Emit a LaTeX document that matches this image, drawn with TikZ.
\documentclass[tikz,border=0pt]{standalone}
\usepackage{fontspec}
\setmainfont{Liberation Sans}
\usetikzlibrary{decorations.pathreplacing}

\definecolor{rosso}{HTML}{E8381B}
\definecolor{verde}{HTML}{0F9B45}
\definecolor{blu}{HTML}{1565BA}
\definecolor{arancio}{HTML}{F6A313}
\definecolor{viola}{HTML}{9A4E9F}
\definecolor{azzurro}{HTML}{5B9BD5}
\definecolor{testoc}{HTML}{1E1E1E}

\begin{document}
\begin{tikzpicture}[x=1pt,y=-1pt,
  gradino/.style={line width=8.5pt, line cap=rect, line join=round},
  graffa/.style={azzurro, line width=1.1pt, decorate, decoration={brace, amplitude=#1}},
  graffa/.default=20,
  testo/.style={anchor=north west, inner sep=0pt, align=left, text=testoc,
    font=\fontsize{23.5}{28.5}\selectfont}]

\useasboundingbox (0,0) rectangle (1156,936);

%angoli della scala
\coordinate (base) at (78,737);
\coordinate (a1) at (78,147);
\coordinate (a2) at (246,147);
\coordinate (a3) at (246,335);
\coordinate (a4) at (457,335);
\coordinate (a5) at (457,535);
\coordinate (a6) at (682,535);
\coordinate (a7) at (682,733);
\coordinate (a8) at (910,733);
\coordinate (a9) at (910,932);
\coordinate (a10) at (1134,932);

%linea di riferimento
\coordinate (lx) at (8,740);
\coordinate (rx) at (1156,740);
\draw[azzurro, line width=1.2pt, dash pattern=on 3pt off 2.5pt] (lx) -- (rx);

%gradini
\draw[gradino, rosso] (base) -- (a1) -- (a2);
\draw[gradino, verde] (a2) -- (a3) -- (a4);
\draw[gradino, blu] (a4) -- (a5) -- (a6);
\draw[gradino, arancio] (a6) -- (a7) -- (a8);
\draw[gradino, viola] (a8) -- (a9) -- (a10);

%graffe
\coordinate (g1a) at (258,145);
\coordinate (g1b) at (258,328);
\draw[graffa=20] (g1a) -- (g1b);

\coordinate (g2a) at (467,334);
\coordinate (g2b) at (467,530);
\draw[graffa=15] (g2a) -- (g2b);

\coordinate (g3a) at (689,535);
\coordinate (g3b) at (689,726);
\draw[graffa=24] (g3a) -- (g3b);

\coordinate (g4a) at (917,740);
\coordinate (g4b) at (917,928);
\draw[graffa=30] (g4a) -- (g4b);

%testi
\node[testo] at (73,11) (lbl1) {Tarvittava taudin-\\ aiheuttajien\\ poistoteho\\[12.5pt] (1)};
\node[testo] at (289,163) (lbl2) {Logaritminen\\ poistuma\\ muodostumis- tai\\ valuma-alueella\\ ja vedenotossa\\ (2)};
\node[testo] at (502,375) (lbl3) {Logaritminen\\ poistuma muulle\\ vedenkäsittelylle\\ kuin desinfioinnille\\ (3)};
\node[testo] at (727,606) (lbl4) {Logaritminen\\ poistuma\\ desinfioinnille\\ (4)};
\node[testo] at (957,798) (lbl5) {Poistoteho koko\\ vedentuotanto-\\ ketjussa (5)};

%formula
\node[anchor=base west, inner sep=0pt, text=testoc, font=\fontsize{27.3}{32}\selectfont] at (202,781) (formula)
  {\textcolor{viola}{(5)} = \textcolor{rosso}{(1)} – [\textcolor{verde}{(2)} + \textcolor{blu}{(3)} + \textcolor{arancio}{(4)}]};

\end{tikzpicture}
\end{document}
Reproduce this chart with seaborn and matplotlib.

#### Exercise objective
In this exercise, repeat all entries exactly.

#### Complete response
Emit a LaTeX document that matches this image, drawn with TikZ.
\documentclass[tikz,border=0pt]{standalone}
\usepackage{fontspec}
\setmainfont{Liberation Sans}
\usetikzlibrary{decorations.pathreplacing}

\definecolor{rosso}{HTML}{E8381B}
\definecolor{verde}{HTML}{0F9B45}
\definecolor{blu}{HTML}{1565BA}
\definecolor{arancio}{HTML}{F6A313}
\definecolor{viola}{HTML}{9A4E9F}
\definecolor{azzurro}{HTML}{5B9BD5}
\definecolor{testoc}{HTML}{1E1E1E}

\begin{document}
\begin{tikzpicture}[x=1pt,y=-1pt,
  gradino/.style={line width=8.5pt, line cap=rect, line join=round},
  graffa/.style={azzurro, line width=1.1pt, decorate, decoration={brace, amplitude=#1}},
  graffa/.default=20,
  testo/.style={anchor=north west, inner sep=0pt, align=left, text=testoc,
    font=\fontsize{23.5}{28.5}\selectfont}]

\useasboundingbox (0,0) rectangle (1156,936);

%angoli della scala
\coordinate (base) at (78,737);
\coordinate (a1) at (78,147);
\coordinate (a2) at (246,147);
\coordinate (a3) at (246,335);
\coordinate (a4) at (457,335);
\coordinate (a5) at (457,535);
\coordinate (a6) at (682,535);
\coordinate (a7) at (682,733);
\coordinate (a8) at (910,733);
\coordinate (a9) at (910,932);
\coordinate (a10) at (1134,932);

%linea di riferimento
\coordinate (lx) at (8,740);
\coordinate (rx) at (1156,740);
\draw[azzurro, line width=1.2pt, dash pattern=on 3pt off 2.5pt] (lx) -- (rx);

%gradini
\draw[gradino, rosso] (base) -- (a1) -- (a2);
\draw[gradino, verde] (a2) -- (a3) -- (a4);
\draw[gradino, blu] (a4) -- (a5) -- (a6);
\draw[gradino, arancio] (a6) -- (a7) -- (a8);
\draw[gradino, viola] (a8) -- (a9) -- (a10);

%graffe
\coordinate (g1a) at (258,145);
\coordinate (g1b) at (258,328);
\draw[graffa=20] (g1a) -- (g1b);

\coordinate (g2a) at (467,334);
\coordinate (g2b) at (467,530);
\draw[graffa=15] (g2a) -- (g2b);

\coordinate (g3a) at (689,535);
\coordinate (g3b) at (689,726);
\draw[graffa=24] (g3a) -- (g3b);

\coordinate (g4a) at (917,740);
\coordinate (g4b) at (917,928);
\draw[graffa=30] (g4a) -- (g4b);

%testi
\node[testo] at (73,11) (lbl1) {Tarvittava taudin-\\ aiheuttajien\\ poistoteho\\[12.5pt] (1)};
\node[testo] at (289,163) (lbl2) {Logaritminen\\ poistuma\\ muodostumis- tai\\ valuma-alueella\\ ja vedenotossa\\ (2)};
\node[testo] at (502,375) (lbl3) {Logaritminen\\ poistuma muulle\\ vedenkäsittelylle\\ kuin desinfioinnille\\ (3)};
\node[testo] at (727,606) (lbl4) {Logaritminen\\ poistuma\\ desinfioinnille\\ (4)};
\node[testo] at (957,798) (lbl5) {Poistoteho koko\\ vedentuotanto-\\ ketjussa (5)};

%formula
\node[anchor=base west, inner sep=0pt, text=testoc, font=\fontsize{27.3}{32}\selectfont] at (202,781) (formula)
  {\textcolor{viola}{(5)} = \textcolor{rosso}{(1)} – [\textcolor{verde}{(2)} + \textcolor{blu}{(3)} + \textcolor{arancio}{(4)}]};

\end{tikzpicture}
\end{document}
Reproduce this chart with seaborn and matplotlib.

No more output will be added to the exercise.